(Data segment):
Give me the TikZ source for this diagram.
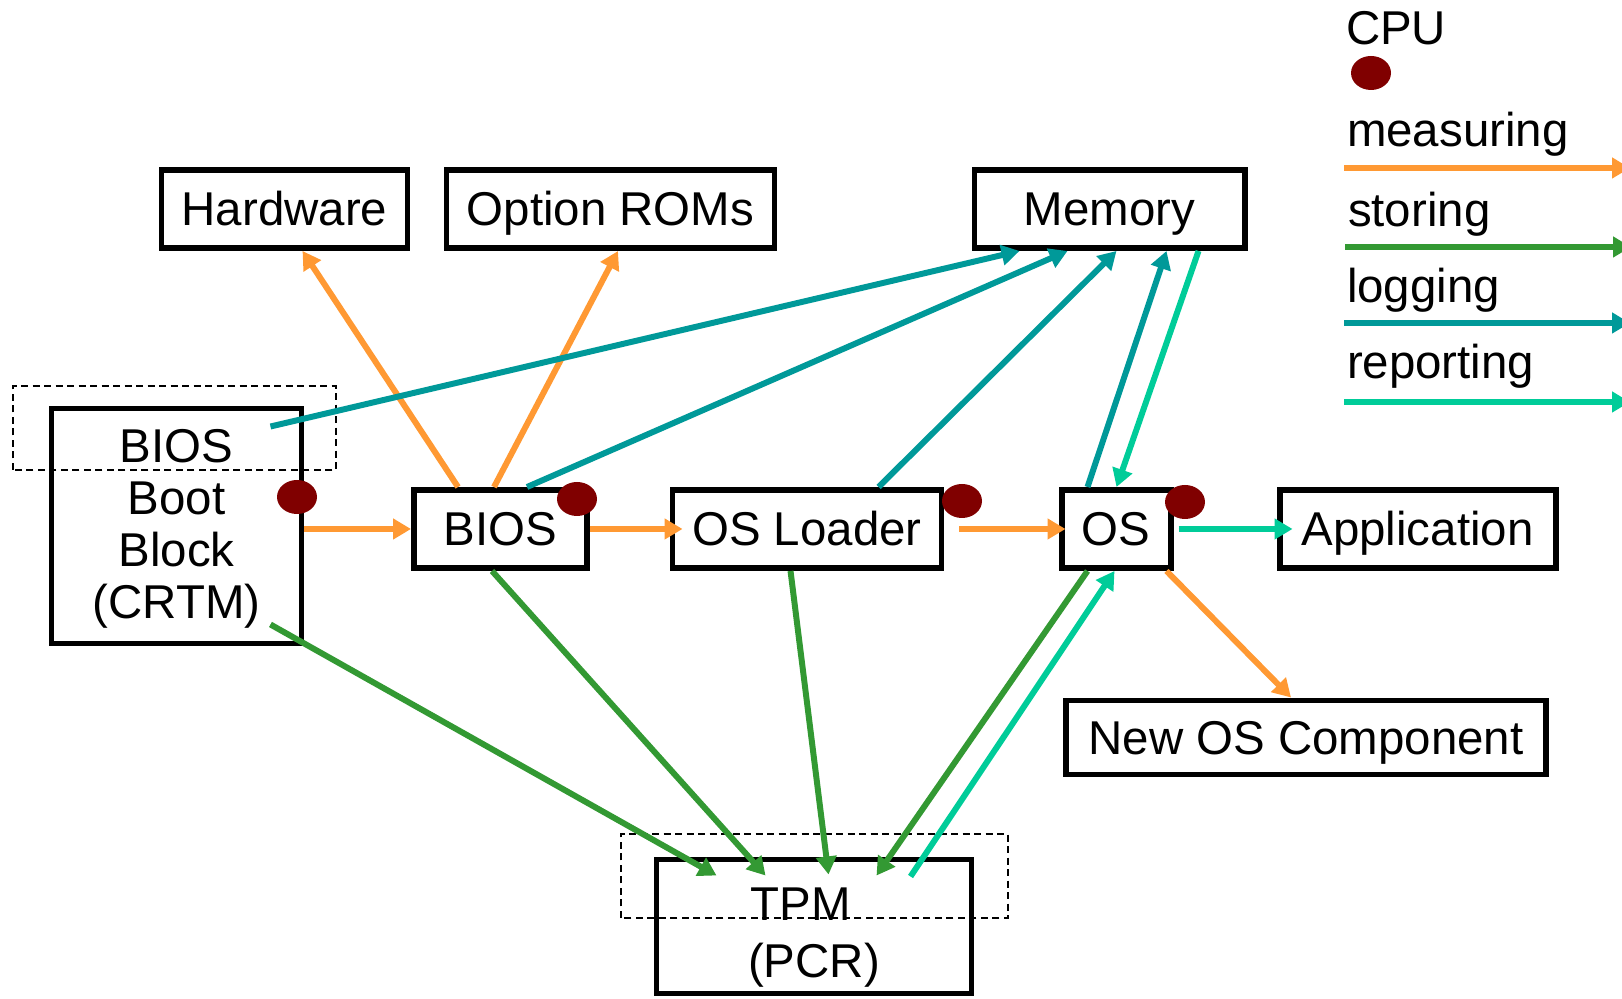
\documentclass[tikz,border=0pt]{standalone}
\usepackage{color}
\usepackage{tikz}
\usepackage{fontspec}
\setmainfont{Liberation Sans}
\usetikzlibrary{arrows.meta}

\definecolor{measurecol}{RGB}{255,153,51}
\definecolor{storecol}{RGB}{51,153,51}
\definecolor{logcol}{RGB}{0,153,153}
\definecolor{reportcol}{RGB}{0,204,153}
\definecolor{cpucol}{RGB}{128,0,0}

\begin{document}
\begin{tikzpicture}[line width=1.7pt, font=\fontsize{13.5}{14.8}\selectfont,
    box/.style={draw, line width=1.7pt, fill=white, inner sep=0pt, minimum height=0.78cm},
    part/.style={box, text height=0.34cm, text depth=0pt},
    key/.style={anchor=base west, inner sep=0pt},
    hilite/.style={line width=0.6pt, dash pattern=on 0.07cm off 0.045cm},
    tip/.style={-{Triangle[length=0.18cm,width=0.2cm]}},
    measure/.style={tip, draw=measurecol, fill=measurecol},
    store/.style={tip, draw=storecol, fill=storecol},
    logs/.style={tip, draw=logcol, fill=logcol},
    report/.style={tip, draw=reportcol, fill=reportcol},
    cpu/.style={fill=cpucol}]
        \useasboundingbox (0, 0) rectangle (16.22, 9.99);

        % boxes
        \node[part, minimum width=2.46cm] (hw) at (2.845, 7.90) {Hardware};
        \node[part, minimum width=3.28cm] (rom) at (6.105, 7.90) {Option ROMs};
        \node[part, minimum width=2.70cm] (mem) at (11.095, 7.90) {Memory};
        \node[box, minimum width=2.50cm, minimum height=2.35cm, align=center, text height=1.94cm] (crtm) at (1.765, 4.73) {BIOS\\Boot\\Block\\(CRTM)};
        \node[part, minimum width=1.73cm] (bios) at (5.005, 4.70) {BIOS};
        \node[part, minimum width=2.69cm] (osl) at (8.07, 4.70) {OS Loader};
        \node[part, minimum width=1.09cm] (os) at (11.16, 4.70) {OS};
        \node[part, minimum width=2.76cm] (app) at (14.175, 4.70) {Application};
        \node[part, minimum width=4.80cm, minimum height=0.74cm] (newos) at (13.06, 2.615) {New OS Component};
        \node[box, minimum width=3.15cm, minimum height=1.34cm, align=center, text height=1.11cm] (tpm) at (8.14, 0.725) {TPM\hspace*{0.26cm}\\[0.05cm](PCR)};

        \draw[hilite] (0.13, 5.29) rectangle (3.36, 6.13);
        \draw[hilite] (6.21, 0.81) rectangle (10.08, 1.65);

        % measuring
        \draw[measure] (crtm.east |- bios.west) -- (bios.west);
        \draw[measure] ([xshift=0.47cm]bios.north west) -- ([xshift=1.44cm]hw.south west);
        \draw[measure] ([xshift=0.83cm]bios.north west) -- ([xshift=1.745cm]rom.south west);
        \draw[measure] (bios.east) -- ([xshift=0.13cm]osl.west);
        \draw[measure] ([xshift=0.15cm]osl.east) -- ([xshift=0.07cm]os.west);
        \draw[measure] ([xshift=-0.07cm]os.south east) -- ([xshift=2.28cm]newos.north west);

        % storing
        \draw[store] ([shift={(-0.34cm,0.22cm)}]crtm.south east) -- ([shift={(0.63cm,-0.19cm)}]tpm.north west);
        \draw[store] ([xshift=0.81cm]bios.south west) -- ([shift={(1.12cm,-0.19cm)}]tpm.north west);
        \draw[store] ([xshift=1.21cm]osl.south west) -- ([shift={(1.75cm,-0.18cm)}]tpm.north west);
        \draw[store] ([xshift=0.29cm]os.south west) -- ([shift={(2.23cm,-0.19cm)}]tpm.north west);

        % logging
        \draw[logs] ([shift={(-0.34cm,-0.21cm)}]crtm.north east) -- ([xshift=0.48cm]mem.south west);
        \draw[logs] ([xshift=1.16cm]bios.north west) -- ([xshift=0.96cm]mem.south west);
        \draw[logs] ([xshift=2.09cm]osl.north west) -- ([xshift=1.45cm]mem.south west);
        \draw[logs] ([xshift=0.29cm]os.north west) -- ([xshift=1.95cm]mem.south west);

        % reporting
        \draw[report] ([xshift=2.27cm]mem.south west) -- ([xshift=0.58cm]os.north west);
        \draw[report] ([xshift=0.05cm]os.east) -- ([xshift=0.16cm]app.west);
        \draw[report] ([shift={(2.57cm,-0.20cm)}]tpm.north west) -- ([xshift=0.56cm]os.south west);

        % cpu dots
        \fill[cpu] (2.97, 5.02) ellipse [x radius=0.2, y radius=0.17];
        \fill[cpu] (5.77, 5.00) ellipse [x radius=0.2, y radius=0.17];
        \fill[cpu] (9.62, 4.98) ellipse [x radius=0.2, y radius=0.17];
        \fill[cpu] (11.85, 4.97) ellipse [x radius=0.2, y radius=0.17];

        % legend
        \node[key] (cpukey) at (13.43, 9.54) {CPU};
        \fill[cpu] (13.71, 9.26) ellipse [x radius=0.2, y radius=0.17];
        \node[key] (meas) at (13.44, 8.52) {measuring};
        \node[key] (stor) at (13.45, 7.72) {storing};
        \node[key] (logg) at (13.44, 6.96) {logging};
        \node[key] (repo) at (13.44, 6.20) {reporting};
        \draw[measure] ([yshift=-0.21cm]meas.base west) -- ++(2.86, 0);
        \draw[store] ([yshift=-0.20cm]stor.base west) -- ++(2.86, 0);
        \draw[logs] ([yshift=-0.20cm]logg.base west) -- ++(2.86, 0);
        \draw[report] ([yshift=-0.23cm]repo.base west) -- ++(2.86, 0);
      \end{tikzpicture}
\end{document}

(What the task requires): Restate exactly, please, only the lines between the start of the data and the line containing "rectangle (10.08, 1.65);", both ends included, skipping the pictures.

(Written answer):
Give me the TikZ source for this diagram.
\documentclass[tikz,border=0pt]{standalone}
\usepackage{color}
\usepackage{tikz}
\usepackage{fontspec}
\setmainfont{Liberation Sans}
\usetikzlibrary{arrows.meta}

\definecolor{measurecol}{RGB}{255,153,51}
\definecolor{storecol}{RGB}{51,153,51}
\definecolor{logcol}{RGB}{0,153,153}
\definecolor{reportcol}{RGB}{0,204,153}
\definecolor{cpucol}{RGB}{128,0,0}

\begin{document}
\begin{tikzpicture}[line width=1.7pt, font=\fontsize{13.5}{14.8}\selectfont,
    box/.style={draw, line width=1.7pt, fill=white, inner sep=0pt, minimum height=0.78cm},
    part/.style={box, text height=0.34cm, text depth=0pt},
    key/.style={anchor=base west, inner sep=0pt},
    hilite/.style={line width=0.6pt, dash pattern=on 0.07cm off 0.045cm},
    tip/.style={-{Triangle[length=0.18cm,width=0.2cm]}},
    measure/.style={tip, draw=measurecol, fill=measurecol},
    store/.style={tip, draw=storecol, fill=storecol},
    logs/.style={tip, draw=logcol, fill=logcol},
    report/.style={tip, draw=reportcol, fill=reportcol},
    cpu/.style={fill=cpucol}]
        \useasboundingbox (0, 0) rectangle (16.22, 9.99);

        % boxes
        \node[part, minimum width=2.46cm] (hw) at (2.845, 7.90) {Hardware};
        \node[part, minimum width=3.28cm] (rom) at (6.105, 7.90) {Option ROMs};
        \node[part, minimum width=2.70cm] (mem) at (11.095, 7.90) {Memory};
        \node[box, minimum width=2.50cm, minimum height=2.35cm, align=center, text height=1.94cm] (crtm) at (1.765, 4.73) {BIOS\\Boot\\Block\\(CRTM)};
        \node[part, minimum width=1.73cm] (bios) at (5.005, 4.70) {BIOS};
        \node[part, minimum width=2.69cm] (osl) at (8.07, 4.70) {OS Loader};
        \node[part, minimum width=1.09cm] (os) at (11.16, 4.70) {OS};
        \node[part, minimum width=2.76cm] (app) at (14.175, 4.70) {Application};
        \node[part, minimum width=4.80cm, minimum height=0.74cm] (newos) at (13.06, 2.615) {New OS Component};
        \node[box, minimum width=3.15cm, minimum height=1.34cm, align=center, text height=1.11cm] (tpm) at (8.14, 0.725) {TPM\hspace*{0.26cm}\\[0.05cm](PCR)};

        \draw[hilite] (0.13, 5.29) rectangle (3.36, 6.13);
        \draw[hilite] (6.21, 0.81) rectangle (10.08, 1.65);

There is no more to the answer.